Oh I totally agree. I am planning on switching this to something container related, it just didn't feel right here because I was just treating user code as a "user process". However, if this doesn't seem terrible, I have the following proposal then. To build a thin vertical slice, I propose abandoning this and moving towards the following:

  1. Build an example repo container with the following files:

    repository.yaml, repo.py, pipeline.py, Dockerfile, setup.sh, build.sh, deploy.sh
  1. Setup CLI for snapshotting container repository definitions (via pickle) and update Dockerfile entrypoint in example. This nice thing about this CLI piece is that when @schrockn or you are done with the snapshot pieces, you can just replace the pickle stuff with your stuff.
  1. Setup ContainerLoaderEntrypoint to exec container serialization and hook into dagit CLI.
  1. Build a local dagit container and show everything working end to end. Reads are now isolated. Execution is still happening in dagit container.
  1. Build a ContainerExecutionManager which hands the container a pipeline_name, solid_subset, pipeline run, and instance. The container will run execute_run_iterator and return the event list. Now execution should work with run launching support.

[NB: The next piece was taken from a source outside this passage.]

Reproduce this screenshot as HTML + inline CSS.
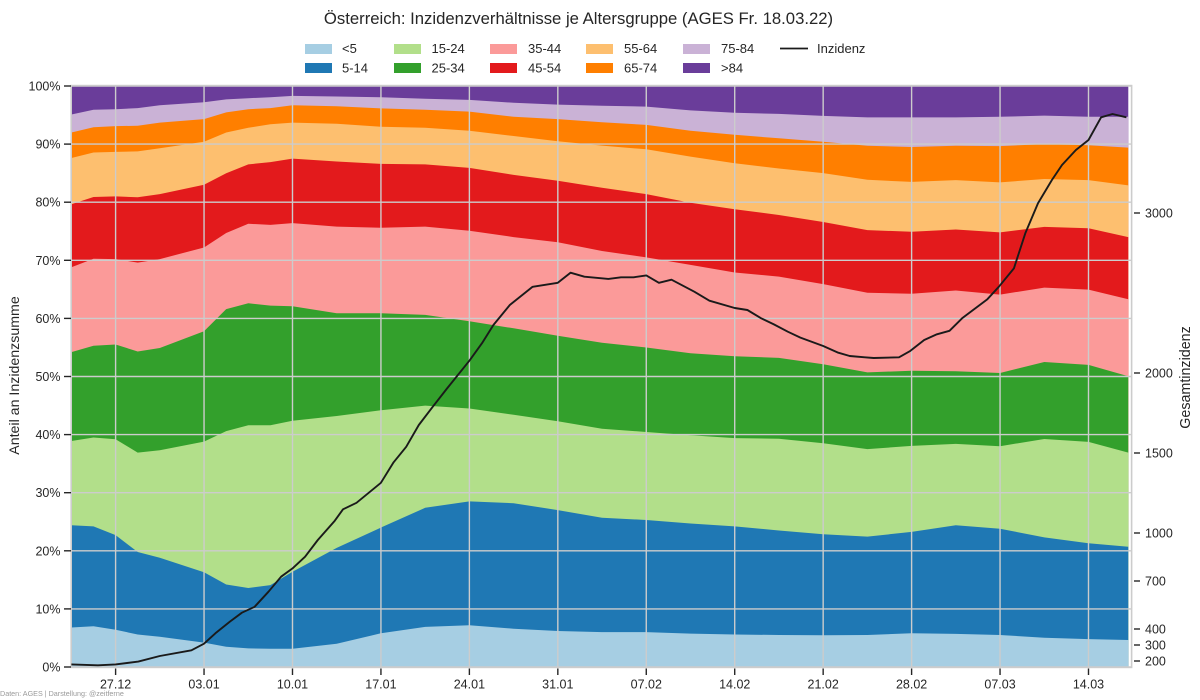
<!DOCTYPE html>
<html lang="de">
<head>
<meta charset="utf-8">
<title>Österreich: Inzidenzverhältnisse je Altersgruppe</title>
<style>
html,body{margin:0;padding:0;background:#fff;}
body{width:1200px;height:700px;overflow:hidden;}
svg{display:block;font-family:"Liberation Sans",sans-serif;fill:#262626;}
</style>
</head>
<body>
<svg id="chart" xmlns="http://www.w3.org/2000/svg" width="1200" height="700" viewBox="0 0 1200 700">
  <rect x="0" y="0" width="1200" height="700" fill="#ffffff"/>
  <text x="578.5" y="24" font-size="16.7" text-anchor="middle">Österreich: Inzidenzverhältnisse je Altersgruppe (AGES Fr. 18.03.22)</text>

  <g font-size="13">
    <rect x="305" y="44" width="27" height="10" fill="#a6cee3"/>
    <text x="342" y="53">&lt;5</text>
    <rect x="305" y="63" width="27" height="10" fill="#1f78b4"/>
    <text x="342" y="72.5">5-14</text>
    <rect x="394" y="44" width="27" height="10" fill="#b2df8a"/>
    <text x="431.5" y="53">15-24</text>
    <rect x="394" y="63" width="27" height="10" fill="#33a02c"/>
    <text x="431.5" y="72.5">25-34</text>
    <rect x="490" y="44" width="27" height="10" fill="#fb9a99"/>
    <text x="528" y="53">35-44</text>
    <rect x="490" y="63" width="27" height="10" fill="#e31a1c"/>
    <text x="528" y="72.5">45-54</text>
    <rect x="586" y="44" width="27" height="10" fill="#fdbf6f"/>
    <text x="624" y="53">55-64</text>
    <rect x="586" y="63" width="27" height="10" fill="#ff7f00"/>
    <text x="624" y="72.5">65-74</text>
    <rect x="683" y="44" width="27" height="10" fill="#cab2d6"/>
    <text x="721" y="53">75-84</text>
    <rect x="683" y="63" width="27" height="10" fill="#6a3d9a"/>
    <text x="721" y="72.5">&gt;84</text>
    <line x1="780" y1="48.5" x2="808" y2="48.5" stroke="#1a1a1a" stroke-width="1.8"/>
    <text x="817" y="53">Inzidenz</text>
  </g>

  <g id="bands"></g>
  <g id="grid"></g>
  <rect x="71.2" y="85.6" width="1060.4" height="581.8" fill="none" stroke="#cccccc" stroke-width="1.6"/>
  <g id="ticks" font-size="12.5"></g>
  <path id="incidence-line" fill="none" stroke="#1a1a1a" stroke-width="1.9" stroke-linejoin="round"/>

  <text transform="translate(19,375.5) rotate(-90)" font-size="14.2" text-anchor="middle">Anteil an Inzidenzsumme</text>
  <text transform="translate(1190,377.5) rotate(-90)" font-size="14.3" text-anchor="middle">Gesamtinzidenz</text>
  <text x="0" y="696" font-size="7.2" style="fill:#9a9a9a">Daten: AGES | Darstellung: @zeitferne</text>
</svg>

<script>
// Days counted from 27.12
const stackDays = [-3.5,-1.75,0,1.75,3.5,7,8.75,10.5,12.25,14,17.5,21,24.5,28,31.5,35,38.5,42,45.5,49,52.5,56,59.5,63,66.5,70,73.5,77,80.15];

// Share of the incidence sum per age group, percent
const shareUnder5 = [6.8,7.0,6.4,5.6,5.2,4.2,3.5,3.2,3.15,3.15,4.0,5.8,6.9,7.2,6.6,6.2,6.0,6.0,5.75,5.6,5.5,5.45,5.5,5.8,5.7,5.5,5.05,4.8,4.65];
const share5to14 = [17.6,17.2,16.3,14.2,13.6,12.1,10.7,10.4,10.95,13.25,16.5,18.2,20.5,21.3,21.6,20.8,19.7,19.3,18.95,18.6,18,17.4,16.95,17.45,18.7,18.3,17.25,16.5,16.05];
const share15to24 = [14.5,15.3,16.5,17.1,18.5,22.5,26.4,28,27.5,26,22.7,20.2,17.6,16,15.2,15.3,15.3,15.15,15.2,15.2,15.8,15.65,15.05,14.8,14,14.2,16.95,17.45,16.2];
const share25to34 = [15.3,15.8,16.3,17.4,17.6,19,21,21,20.6,19.7,17.7,16.7,15.6,15,14.9,14.7,14.8,14.55,14.1,14.1,13.9,13.6,13.2,12.95,12.5,12.6,13.25,13.25,13.15];
const share35to44 = [14.6,14.95,14.7,15.3,15.3,14.4,13.1,13.7,13.9,14.3,14.9,14.7,15.2,15.6,15.7,16.1,15.8,15.5,15.2,14.4,14,13.8,13.7,13.25,13.9,13.5,12.8,12.95,13.25];
const share45to54 = [10.85,10.65,10.8,11.25,11.2,10.8,10.3,10.2,10.8,11.1,11.2,11,10.7,10.8,10.7,10.6,10.9,10.9,10.7,10.9,10.6,10.7,10.8,10.65,10.5,10.7,10.45,10.55,10.7];
const share55to64 = [7.95,7.65,7.65,7.9,7.9,7.4,7,6.3,6.5,6.2,6.5,6.4,6.3,6.4,6.7,6.8,7.25,7.7,7.95,7.9,8,8.4,8.65,8.6,8.5,8.6,8.25,8.3,8.9];
const share65to74 = [4.4,4.35,4.45,4.4,4.4,3.9,3.45,3.2,2.8,3,3,3.15,3.1,3.3,3.3,3.8,4,4.2,4.45,4.9,5.2,5.4,5.85,6,5.9,6.25,6,6,6.5];
const share75to84 = [3.1,3.0,2.9,3.05,3,2.9,2.25,1.9,1.85,1.6,1.7,1.9,1.9,2,2.4,2.5,2.85,3.15,3.5,3.8,4.2,4.45,4.9,5.1,4.9,5.05,4.9,4.9,5.3];
const shareOver84 = [4.9,4.1,4,3.8,3.3,2.8,2.3,2.1,1.95,1.7,1.8,1.95,2.2,2.4,2.9,3.2,3.4,3.55,4.2,4.6,4.8,5.15,5.4,5.4,5.4,5.3,5.1,5.3,5.3];

// Total incidence line
const incidenceDays = [-3.5,-1.4,0,1.8,3.5,6,7,7.9,9.05,10,11,12.1,13.1,14,15,16,17.35,18,19.07,21,22,23,24,25.1,26.2,28,29,29.9,31.2,33,35,36,37.1,39,40,41,42,43,44,45.8,47,49,50,51.1,52.1,53.2,54.2,56,57.2,58.1,59.3,60,62,62.9,64,65,66,67,69,69.9,71.1,72,73,74.1,74.9,76,77,78,78.9,80];
const incidenceValues = [179,173,179,196,231,267,308,373,446,502,539,633,727,779,852,956,1077,1148,1189,1314,1442,1539,1675,1789,1900,2077,2186,2300,2425,2539,2564,2627,2602,2588,2598,2598,2610,2564,2583,2508,2452,2406,2394,2342,2304,2258,2221,2169,2127,2106,2098,2094,2098,2138,2206,2242,2264,2342,2461,2539,2654,2873,3061,3206,3300,3394,3456,3598,3619,3598];

// Axis ticks
const xTickDays = [0,7,14,21,28,35,42,49,56,63,70,77];
const xTickLabels = ["27.12","03.01","10.01","17.01","24.01","31.01","07.02","14.02","21.02","28.02","07.03","14.03"];
const yTickValues = [0,10,20,30,40,50,60,70,80,90,100];
const rightTickValues = [200,300,400,700,1000,1500,2000,3000];

const bandSeries = [shareUnder5,share5to14,share15to24,share25to34,share35to44,share45to54,share55to64,share65to74,share75to84,shareOver84];
const bandColors = ["#a6cee3","#1f78b4","#b2df8a","#33a02c","#fb9a99","#e31a1c","#fdbf6f","#ff7f00","#cab2d6","#6a3d9a"];
const bandNames = ["under-5","5-14","15-24","25-34","35-44","45-54","55-64","65-74","75-84","over-84"];

function xScale(day){ return 115.6 + day * 12.635; }
function yLeft(pct){ return 667 - pct * 5.81; }
function yRight(v){ return 533 - (v - 1000) * 0.16; }

const NS = "http://www.w3.org/2000/svg";
function make(tag, parent, attrs){
  const el = document.createElementNS(NS, tag);
  for (const k in attrs) el.setAttribute(k, attrs[k]);
  parent.appendChild(el);
  return el;
}

const bandsG = document.getElementById("bands");
const gridG = document.getElementById("grid");
const ticksG = document.getElementById("ticks");

// Cumulative stack
const cumulative = [];
bandSeries.forEach(function(series, i){
  cumulative.push(series.map(function(v, j){ return v + (i > 0 ? cumulative[i-1][j] : 0); }));
});

// Paint from the top group downward so neighbouring bands leave no seams
for (let i = bandSeries.length - 1; i >= 0; i--) {
  const first = xScale(stackDays[0]).toFixed(1);
  const last = xScale(stackDays[stackDays.length-1]).toFixed(1);
  let d = "M" + first + " " + yLeft(0).toFixed(1);
  stackDays.forEach(function(day, j){
    d += "L" + xScale(day).toFixed(1) + " " + yLeft(cumulative[i][j]).toFixed(1);
  });
  d += "L" + last + " " + yLeft(0).toFixed(1) + "Z";
  const band = make("path", bandsG, {d: d, fill: bandColors[i]});
  
  
}

// Gridlines
yTickValues.forEach(function(v){
  const line = make("line", gridG, {x1:71.2, x2:1131.6, y1:yLeft(v), y2:yLeft(v), stroke:"#cccccc", "stroke-width":1.4});
  
  
});
xTickDays.forEach(function(day){
  const line = make("line", gridG, {x1:xScale(day), x2:xScale(day), y1:85.6, y2:667.4, stroke:"#cccccc", "stroke-width":1.4});
  
  
});

// Left axis
yTickValues.forEach(function(v){
  const tick = make("line", ticksG, {x1:64, x2:71, y1:yLeft(v), y2:yLeft(v), stroke:"#262626", "stroke-width":1.4});
  
  
  const label = make("text", ticksG, {x:60.5, y:yLeft(v)+4.5, "text-anchor":"end"});
  label.textContent = v + "%";
  
  
});

// Bottom axis
xTickDays.forEach(function(day, i){
  const tick = make("line", ticksG, {x1:xScale(day), x2:xScale(day), y1:668.5, y2:675, stroke:"#262626", "stroke-width":1.4});
  
  
  const label = make("text", ticksG, {x:xScale(day), y:688.5, "text-anchor":"middle"});
  label.textContent = xTickLabels[i];
  
  
});

// Right axis
rightTickValues.forEach(function(v){
  const tick = make("line", ticksG, {x1:1134, x2:1140, y1:yRight(v), y2:yRight(v), stroke:"#262626", "stroke-width":1.4});
  
  
  const label = make("text", ticksG, {x:1145, y:yRight(v)+4.5});
  label.textContent = v;
  
  
});

// Incidence line
document.getElementById("incidence-line").setAttribute("d", incidenceDays.map(function(day, i){
  return (i ? "L" : "M") + xScale(day).toFixed(1) + " " + yRight(incidenceValues[i]).toFixed(1);
}).join(""));
</script>
</body>
</html>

Does this seem rational? If so, I can start sending diffs for that container prototype.

Does this seem rational? If so, I can start sending diffs for that container prototype.

That plan seems reasonable. Given the novel nature of the project, I would focus much more on moving forward in the prototype than producing landable diffs in the near term. My hypothesis is that there are a lot of details that will only become clear as you get things working end to end.

@alangenfeld Ok, I will start to get out pieces 1-4 so we have a working prototype. Do you recommend me breaking things out into different diffs similar to how Nick did it. Just so I can get feedback as I go. I really don't want to do a grand reveal here.

you'll definitely want a nice stack of diffs for getting things landed - but the process in which you get there is not prescriptive. The spectrum roughly goes from

  • have a big prototype commit/diff with no reviewers that you extract things from as you become confident they are good to get them landed

to

  • be buttoned about from the outset and have clean commits/diffs that you iterate on and rearrange as you go

but realistically it's somewhere in between.

Im going to write up a wiki on the topic with some pictures since I think this is generally valuable thinking for anyone working on a large new feature.

This revision now requires changes to proceed.Mar 23 2020, 11:38 PM

Abandoning prototype. Was able to demo isolated reads for user processes via pickle. Have a potential path forward for containerized prototype which I will work towards.